If you discount California, the victor of the remainder of
the nation's popular vote (the popular vote in the remaining
49 states combined) happens to be… the Republican.

Whomever you favor in this contest, shouldn't the fact 
that one candidate won the national vote by nearly 
3 million votes be (at least slightly) tempered by the fact 
that 4 (!) million votes of that candidate's 65 to 66 million 
result came from 1 state out of 50 (California)?

Shouldn't the fact that the winning candidate lost the popular vote
in 30 states out of 50 — as well as in the remaining 49 combined —
cause you to pause? (Indeed, imagine 
if it were the other way around, and a winning Republican had won
the popular vote, but also only because of one single state
(Texas?) out of 50.)


Possibly you will recover and say, "Erik, all that is very nice, 
but in the end, it's immaterial, isn't it?" and possibly you will
continue insisting, "So what?! The total amount of votes
is still more fair!

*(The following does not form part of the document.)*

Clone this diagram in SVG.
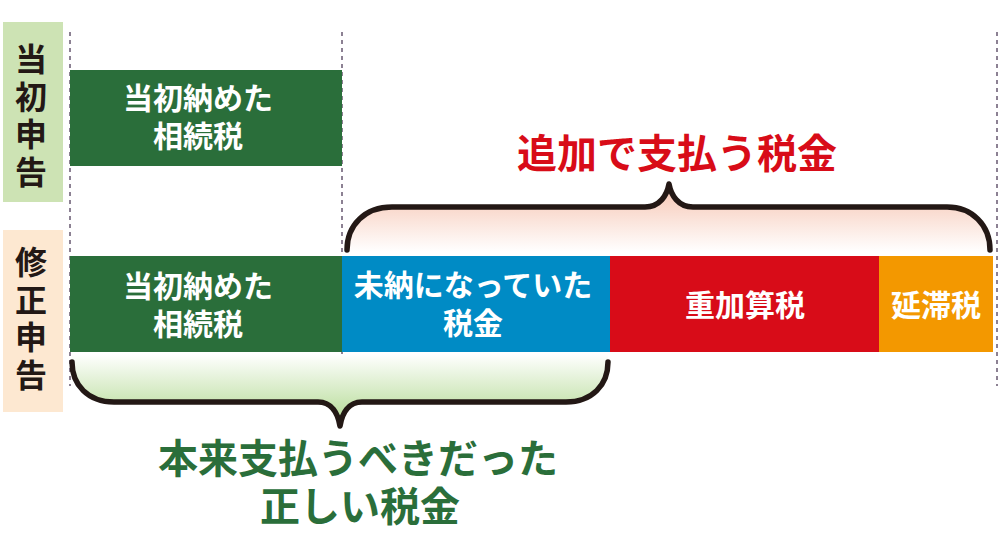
<svg xmlns="http://www.w3.org/2000/svg" width="1001" height="560" viewBox="0 0 1001 560">
<defs>
<linearGradient id="gPink" x1="0" y1="0" x2="0" y2="1">
<stop offset="0" stop-color="#f6c4b1"/>
<stop offset="1" stop-color="#ffffff"/>
</linearGradient>
<linearGradient id="gGreen" x1="0" y1="0" x2="0" y2="1">
<stop offset="0" stop-color="#ffffff"/>
<stop offset="0.75" stop-color="#c4e2ab"/>
<stop offset="1" stop-color="#a9d98a"/>
</linearGradient>
<style>
text{font-family:"Noto Sans CJK JP","Noto Sans",sans-serif;font-weight:bold;}
.w{fill:#ffffff;font-size:30px;text-anchor:middle;}
.v{fill:#231815;font-size:32px;writing-mode:vertical-rl;letter-spacing:5.5px;}
.dot{stroke:#8c8193;stroke-width:2;stroke-dasharray:4 4;fill:none;}
.brace{stroke:#231815;stroke-width:5.5;fill:none;stroke-linecap:round;stroke-linejoin:round;}
</style>
</defs>
<rect width="1001" height="560" fill="#ffffff"/>

<g id="guides">
<line class="dot" x1="70" y1="32" x2="70" y2="386"/>
<line class="dot" x1="342" y1="32" x2="342" y2="386"/>
<line class="dot" x1="997" y1="32" x2="997" y2="386"/>
</g>

<g id="label-initial">
<rect x="3" y="22" width="60" height="180" fill="#cde3b4"/>
<text class="v" x="31" y="43">当初申告</text>
</g>
<g id="label-amended">
<rect x="3" y="230" width="60" height="182" fill="#fde8d1"/>
<text class="v" x="31" y="246">修正申告</text>
</g>

<g id="initial-paid">
<rect x="70" y="70" width="272" height="96" fill="#2a6e3a"/>
<text class="w" x="198" y="109">当初納めた<tspan x="198" dy="38">相続税</tspan></text>
</g>

<g id="amended-paid">
<rect x="70" y="256" width="272" height="96" fill="#2a6e3a"/>
<text class="w" x="198" y="297">当初納めた<tspan x="198" dy="38">相続税</tspan></text>
</g>
<g id="unpaid">
<rect x="342" y="256" width="268" height="96" fill="#008bc5"/>
<text class="w" x="473" y="296">未納になっていた<tspan x="473" dy="38">税金</tspan></text>
</g>
<g id="penalty">
<rect x="610" y="256" width="269" height="96" fill="#d80c18"/>
<text class="w" x="745" y="316">重加算税</text>
</g>
<g id="delinquency">
<rect x="879" y="256" width="114" height="96" fill="#f39800"/>
<text class="w" x="936" y="316">延滞税</text>
</g>

<g id="connectors">
<path d="M347,252 L347,250 C347,225 365,207 392,207 L645,207 C660,207 667,195 669,184 C671,195 678,207 693,207 L947,207 C972,207 990,225 990,250 L990,252 Z" fill="url(#gPink)"/>
<path class="brace" d="M347,250 C347,225 365,207 392,207 L645,207 C660,207 667,195 669,184 C671,195 678,207 693,207 L947,207 C972,207 990,225 990,250"/>
<path d="M72,354 L72,362 C72,385 88,402 114,402 L318,402 C332,402 338,414 340,426 C342,414 348,402 362,402 L566,402 C592,402 608,385 608,362 L608,354 Z" fill="url(#gGreen)"/>
<path class="brace" d="M72,362 C72,385 88,402 114,402 L318,402 C332,402 338,414 340,426 C342,414 348,402 362,402 L566,402 C592,402 608,385 608,362"/>
</g>

<g id="title-additional">
<text x="677" y="168" fill="#d80c18" font-size="40" text-anchor="middle">追加で支払う税金</text>
</g>
<g id="title-correct">
<text x="358" y="473" fill="#2a6e3a" font-size="40" text-anchor="middle">本来支払うべきだった<tspan x="360" dy="48">正しい税金</tspan></text>
</g>
</svg>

Hillary still wins!"
Well, as it turns out, this is precisely not fair, not at all; 
indeed, it is precisely the kind of local unfairness that the 
"Founding Fathers" sought to prevent when they invented 
the electoral college for their republic (not for their democracy)
— to prevent one single state, or, more accurately, one section 
of the country (or of the Union), from dominating all the others.

Try to imagine this on a European level.
Imagine that in a more unified European Union,
a continental vote has one of two EU candidates win
the popular vote in, say, 20 nations out of 28,
from Denmark and France to Estonia and Greece.

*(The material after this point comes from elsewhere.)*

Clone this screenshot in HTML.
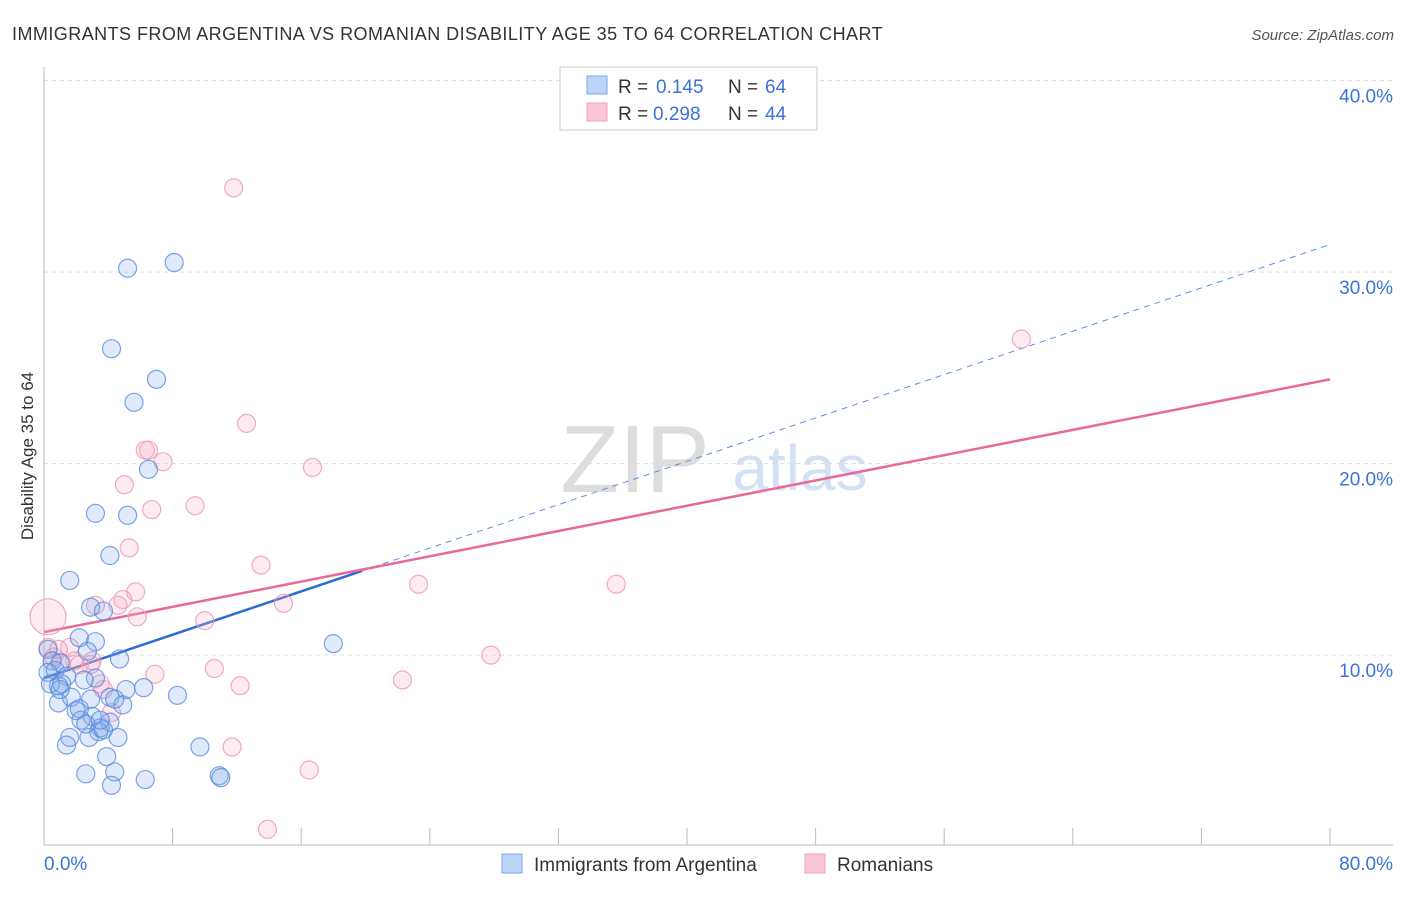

But because the 28th nation is the most populous, the candidate
who wins in Germany wins the whole game, meaning the
seven nations "allied" with it (so to speak) beat out
the 20 lesser-populated countries' choice.

How many times would there be elections,
how long would the EU endure, before all other nations
woke up to the fact that their votes didn't matter, that Germany
(like California in the U.S.) was the dominant member, and indeed,
that they started growling about getting ready to follow the UK in its Brexit vote?!

No. The above scenario shows why, if 

the EU did want to go ahead with "a more closer union",
countries like Denmark, Belgium, and Portugal would
refuse a system based on the one-man-one-vote, because
they would become totally subjugated by the more populous 
countries — and who could blame them for that?

Countries like France, Germany, and Italy, on the other hand, 

would counter that a system in which each country has the 
same amount of votes is ridiculous and unfair, amounting to 
the loss of rights for tens of millions of people when their 
nations have five to 10 times the populations of their smaller 
neighbors — and who could blame them for that?

This is precisely the debate that occurred
between the 13 former colonies, the small
states (Delaware, Connecticut, South Carolina…)
and the large states (Pennsylvania, Virginia,
Massachusetts…), in the 1780s.

Indeed, let us leave the Old Continent
and head back across the Atlantic:
The result of the debates in the summer
of 1787 is the United States Constitution:

• In America, the compromise between small states and large states
on the legislative level led to the two-chamber legislature,
the Senate and the House of Representatives.

• On the executive level, the compromise is a 

combination of the Senate and the House of Representatives.
It is called … the electoral college.